• GOAL
Copy the data that follows exactly. Include no pictures.

• SUPPLIED DATA
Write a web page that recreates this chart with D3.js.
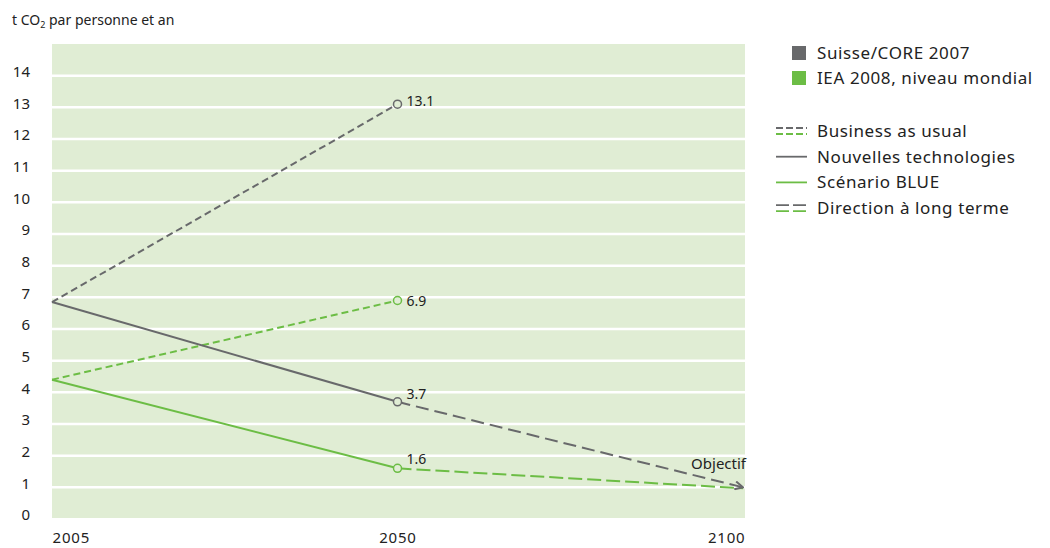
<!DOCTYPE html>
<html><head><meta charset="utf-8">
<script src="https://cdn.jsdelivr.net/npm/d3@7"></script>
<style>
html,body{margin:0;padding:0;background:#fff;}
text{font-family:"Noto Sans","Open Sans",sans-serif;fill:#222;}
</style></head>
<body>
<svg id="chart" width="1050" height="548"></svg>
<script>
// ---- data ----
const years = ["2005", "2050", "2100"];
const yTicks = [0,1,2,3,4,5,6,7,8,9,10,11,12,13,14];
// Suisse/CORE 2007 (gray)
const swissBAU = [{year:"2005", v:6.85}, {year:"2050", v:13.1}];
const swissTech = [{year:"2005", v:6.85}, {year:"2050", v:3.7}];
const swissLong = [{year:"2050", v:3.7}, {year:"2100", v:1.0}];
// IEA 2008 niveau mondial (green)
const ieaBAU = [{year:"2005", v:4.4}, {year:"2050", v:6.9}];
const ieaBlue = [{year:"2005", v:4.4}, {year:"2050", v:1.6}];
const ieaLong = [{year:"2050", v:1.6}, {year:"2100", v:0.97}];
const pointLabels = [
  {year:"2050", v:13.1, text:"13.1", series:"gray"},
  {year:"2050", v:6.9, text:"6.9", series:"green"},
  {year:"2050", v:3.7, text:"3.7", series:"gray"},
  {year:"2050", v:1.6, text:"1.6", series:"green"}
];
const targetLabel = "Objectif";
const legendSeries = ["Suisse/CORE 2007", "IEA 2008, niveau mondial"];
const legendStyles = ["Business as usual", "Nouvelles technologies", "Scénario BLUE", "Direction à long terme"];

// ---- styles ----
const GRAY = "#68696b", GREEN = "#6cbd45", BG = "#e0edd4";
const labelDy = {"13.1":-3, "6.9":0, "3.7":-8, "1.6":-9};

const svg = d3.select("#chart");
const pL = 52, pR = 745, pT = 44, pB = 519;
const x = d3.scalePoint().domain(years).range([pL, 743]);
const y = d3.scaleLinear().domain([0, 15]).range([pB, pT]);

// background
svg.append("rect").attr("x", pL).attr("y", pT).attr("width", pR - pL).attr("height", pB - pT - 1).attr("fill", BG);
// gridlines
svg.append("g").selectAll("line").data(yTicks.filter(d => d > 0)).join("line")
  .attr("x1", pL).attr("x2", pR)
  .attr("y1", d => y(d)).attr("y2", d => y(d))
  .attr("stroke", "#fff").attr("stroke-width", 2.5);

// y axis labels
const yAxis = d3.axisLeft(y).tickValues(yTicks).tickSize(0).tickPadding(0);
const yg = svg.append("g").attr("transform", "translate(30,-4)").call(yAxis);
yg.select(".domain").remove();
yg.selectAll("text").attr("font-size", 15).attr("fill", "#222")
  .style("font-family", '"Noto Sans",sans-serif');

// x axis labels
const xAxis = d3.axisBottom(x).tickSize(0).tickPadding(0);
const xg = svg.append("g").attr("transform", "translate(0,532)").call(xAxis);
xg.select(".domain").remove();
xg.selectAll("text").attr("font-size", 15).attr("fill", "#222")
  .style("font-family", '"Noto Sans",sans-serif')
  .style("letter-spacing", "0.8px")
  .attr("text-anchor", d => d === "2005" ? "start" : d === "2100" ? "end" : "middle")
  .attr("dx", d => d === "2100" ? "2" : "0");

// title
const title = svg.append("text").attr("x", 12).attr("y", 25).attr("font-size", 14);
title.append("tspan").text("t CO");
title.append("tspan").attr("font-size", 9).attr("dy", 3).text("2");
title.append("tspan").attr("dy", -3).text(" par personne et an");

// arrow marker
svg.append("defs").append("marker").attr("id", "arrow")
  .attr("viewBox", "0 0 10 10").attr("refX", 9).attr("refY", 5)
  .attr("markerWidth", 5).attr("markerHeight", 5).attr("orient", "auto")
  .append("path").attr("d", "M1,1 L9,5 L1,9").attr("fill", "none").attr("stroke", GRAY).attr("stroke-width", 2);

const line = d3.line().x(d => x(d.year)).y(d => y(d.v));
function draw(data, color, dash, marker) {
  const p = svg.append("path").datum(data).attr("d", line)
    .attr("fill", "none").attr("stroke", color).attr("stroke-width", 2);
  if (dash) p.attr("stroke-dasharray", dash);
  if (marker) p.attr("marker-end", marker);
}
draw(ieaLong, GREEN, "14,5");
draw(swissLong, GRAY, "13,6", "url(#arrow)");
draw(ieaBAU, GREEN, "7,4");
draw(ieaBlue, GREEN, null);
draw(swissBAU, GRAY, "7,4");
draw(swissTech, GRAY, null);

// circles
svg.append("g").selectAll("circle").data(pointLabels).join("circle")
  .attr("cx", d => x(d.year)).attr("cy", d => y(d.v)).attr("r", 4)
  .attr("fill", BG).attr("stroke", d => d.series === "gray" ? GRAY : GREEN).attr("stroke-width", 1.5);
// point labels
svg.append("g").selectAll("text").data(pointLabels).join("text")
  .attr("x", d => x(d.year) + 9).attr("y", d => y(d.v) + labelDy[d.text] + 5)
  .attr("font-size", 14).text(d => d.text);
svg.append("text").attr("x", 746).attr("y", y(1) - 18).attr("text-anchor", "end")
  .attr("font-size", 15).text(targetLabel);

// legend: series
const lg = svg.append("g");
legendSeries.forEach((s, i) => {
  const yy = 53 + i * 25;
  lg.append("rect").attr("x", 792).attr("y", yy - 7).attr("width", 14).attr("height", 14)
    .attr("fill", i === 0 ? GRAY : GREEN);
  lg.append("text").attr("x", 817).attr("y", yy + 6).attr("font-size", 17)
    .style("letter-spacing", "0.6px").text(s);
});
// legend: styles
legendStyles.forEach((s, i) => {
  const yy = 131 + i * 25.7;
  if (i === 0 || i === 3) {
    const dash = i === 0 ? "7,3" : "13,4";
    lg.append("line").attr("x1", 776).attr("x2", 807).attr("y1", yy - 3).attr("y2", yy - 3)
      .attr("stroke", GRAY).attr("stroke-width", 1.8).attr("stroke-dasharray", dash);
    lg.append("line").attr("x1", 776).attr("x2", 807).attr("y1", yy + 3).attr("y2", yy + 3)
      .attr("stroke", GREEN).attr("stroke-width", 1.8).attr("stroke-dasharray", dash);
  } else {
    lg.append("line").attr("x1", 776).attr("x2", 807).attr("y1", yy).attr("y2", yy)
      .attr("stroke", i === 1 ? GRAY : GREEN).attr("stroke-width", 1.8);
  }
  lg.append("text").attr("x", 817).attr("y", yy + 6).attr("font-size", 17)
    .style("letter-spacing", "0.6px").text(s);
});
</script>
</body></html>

• TASK SOLUTION
Write a web page that recreates this chart with D3.js.
<!DOCTYPE html>
<html><head><meta charset="utf-8">
<script src="https://cdn.jsdelivr.net/npm/d3@7"></script>
<style>
html,body{margin:0;padding:0;background:#fff;}
text{font-family:"Noto Sans","Open Sans",sans-serif;fill:#222;}
</style></head>
<body>
<svg id="chart" width="1050" height="548"></svg>
<script>
// ---- data ----
const years = ["2005", "2050", "2100"];
const yTicks = [0,1,2,3,4,5,6,7,8,9,10,11,12,13,14];
// Suisse/CORE 2007 (gray)
const swissBAU = [{year:"2005", v:6.85}, {year:"2050", v:13.1}];
const swissTech = [{year:"2005", v:6.85}, {year:"2050", v:3.7}];
const swissLong = [{year:"2050", v:3.7}, {year:"2100", v:1.0}];
// IEA 2008 niveau mondial (green)
const ieaBAU = [{year:"2005", v:4.4}, {year:"2050", v:6.9}];
const ieaBlue = [{year:"2005", v:4.4}, {year:"2050", v:1.6}];
const ieaLong = [{year:"2050", v:1.6}, {year:"2100", v:0.97}];
const pointLabels = [
  {year:"2050", v:13.1, text:"13.1", series:"gray"},
  {year:"2050", v:6.9, text:"6.9", series:"green"},
  {year:"2050", v:3.7, text:"3.7", series:"gray"},
  {year:"2050", v:1.6, text:"1.6", series:"green"}
];
const targetLabel = "Objectif";
const legendSeries = ["Suisse/CORE 2007", "IEA 2008, niveau mondial"];
const legendStyles = ["Business as usual", "Nouvelles technologies", "Scénario BLUE", "Direction à long terme"];

// ---- styles ----
const GRAY = "#68696b", GREEN = "#6cbd45", BG = "#e0edd4";
const labelDy = {"13.1":-3, "6.9":0, "3.7":-8, "1.6":-9};

const svg = d3.select("#chart");
const pL = 52, pR = 745, pT = 44, pB = 519;
const x = d3.scalePoint().domain(years).range([pL, 743]);
const y = d3.scaleLinear().domain([0, 15]).range([pB, pT]);

// background
svg.append("rect").attr("x", pL).attr("y", pT).attr("width", pR - pL).attr("height", pB - pT - 1).attr("fill", BG);
// gridlines
svg.append("g").selectAll("line").data(yTicks.filter(d => d > 0)).join("line")
  .attr("x1", pL).attr("x2", pR)
  .attr("y1", d => y(d)).attr("y2", d => y(d))
  .attr("stroke", "#fff").attr("stroke-width", 2.5);

// y axis labels
const yAxis = d3.axisLeft(y).tickValues(yTicks).tickSize(0).tickPadding(0);
const yg = svg.append("g").attr("transform", "translate(30,-4)").call(yAxis);
yg.select(".domain").remove();
yg.selectAll("text").attr("font-size", 15).attr("fill", "#222")
  .style("font-family", '"Noto Sans",sans-serif');

// x axis labels
const xAxis = d3.axisBottom(x).tickSize(0).tickPadding(0);
const xg = svg.append("g").attr("transform", "translate(0,532)").call(xAxis);
xg.select(".domain").remove();
xg.selectAll("text").attr("font-size", 15).attr("fill", "#222")
  .style("font-family", '"Noto Sans",sans-serif')
  .style("letter-spacing", "0.8px")
  .attr("text-anchor", d => d === "2005" ? "start" : d === "2100" ? "end" : "middle")
  .attr("dx", d => d === "2100" ? "2" : "0");

// title
const title = svg.append("text").attr("x", 12).attr("y", 25).attr("font-size", 14);
title.append("tspan").text("t CO");
title.append("tspan").attr("font-size", 9).attr("dy", 3).text("2");
title.append("tspan").attr("dy", -3).text(" par personne et an");

// arrow marker
svg.append("defs").append("marker").attr("id", "arrow")
  .attr("viewBox", "0 0 10 10").attr("refX", 9).attr("refY", 5)
  .attr("markerWidth", 5).attr("markerHeight", 5).attr("orient", "auto")
  .append("path").attr("d", "M1,1 L9,5 L1,9").attr("fill", "none").attr("stroke", GRAY).attr("stroke-width", 2);

const line = d3.line().x(d => x(d.year)).y(d => y(d.v));
function draw(data, color, dash, marker) {
  const p = svg.append("path").datum(data).attr("d", line)
    .attr("fill", "none").attr("stroke", color).attr("stroke-width", 2);
  if (dash) p.attr("stroke-dasharray", dash);
  if (marker) p.attr("marker-end", marker);
}
draw(ieaLong, GREEN, "14,5");
draw(swissLong, GRAY, "13,6", "url(#arrow)");
draw(ieaBAU, GREEN, "7,4");
draw(ieaBlue, GREEN, null);
draw(swissBAU, GRAY, "7,4");
draw(swissTech, GRAY, null);

// circles
svg.append("g").selectAll("circle").data(pointLabels).join("circle")
  .attr("cx", d => x(d.year)).attr("cy", d => y(d.v)).attr("r", 4)
  .attr("fill", BG).attr("stroke", d => d.series === "gray" ? GRAY : GREEN).attr("stroke-width", 1.5);
// point labels
svg.append("g").selectAll("text").data(pointLabels).join("text")
  .attr("x", d => x(d.year) + 9).attr("y", d => y(d.v) + labelDy[d.text] + 5)
  .attr("font-size", 14).text(d => d.text);
svg.append("text").attr("x", 746).attr("y", y(1) - 18).attr("text-anchor", "end")
  .attr("font-size", 15).text(targetLabel);

// legend: series
const lg = svg.append("g");
legendSeries.forEach((s, i) => {
  const yy = 53 + i * 25;
  lg.append("rect").attr("x", 792).attr("y", yy - 7).attr("width", 14).attr("height", 14)
    .attr("fill", i === 0 ? GRAY : GREEN);
  lg.append("text").attr("x", 817).attr("y", yy + 6).attr("font-size", 17)
    .style("letter-spacing", "0.6px").text(s);
});
// legend: styles
legendStyles.forEach((s, i) => {
  const yy = 131 + i * 25.7;
  if (i === 0 || i === 3) {
    const dash = i === 0 ? "7,3" : "13,4";
    lg.append("line").attr("x1", 776).attr("x2", 807).attr("y1", yy - 3).attr("y2", yy - 3)
      .attr("stroke", GRAY).attr("stroke-width", 1.8).attr("stroke-dasharray", dash);
    lg.append("line").attr("x1", 776).attr("x2", 807).attr("y1", yy + 3).attr("y2", yy + 3)
      .attr("stroke", GREEN).attr("stroke-width", 1.8).attr("stroke-dasharray", dash);
  } else {
    lg.append("line").attr("x1", 776).attr("x2", 807).attr("y1", yy).attr("y2", yy)
      .attr("stroke", i === 1 ? GRAY : GREEN).attr("stroke-width", 1.8);
  }
  lg.append("text").attr("x", 817).attr("y", yy + 6).attr("font-size", 17)
    .style("letter-spacing", "0.6px").text(s);
});
</script>
</body></html>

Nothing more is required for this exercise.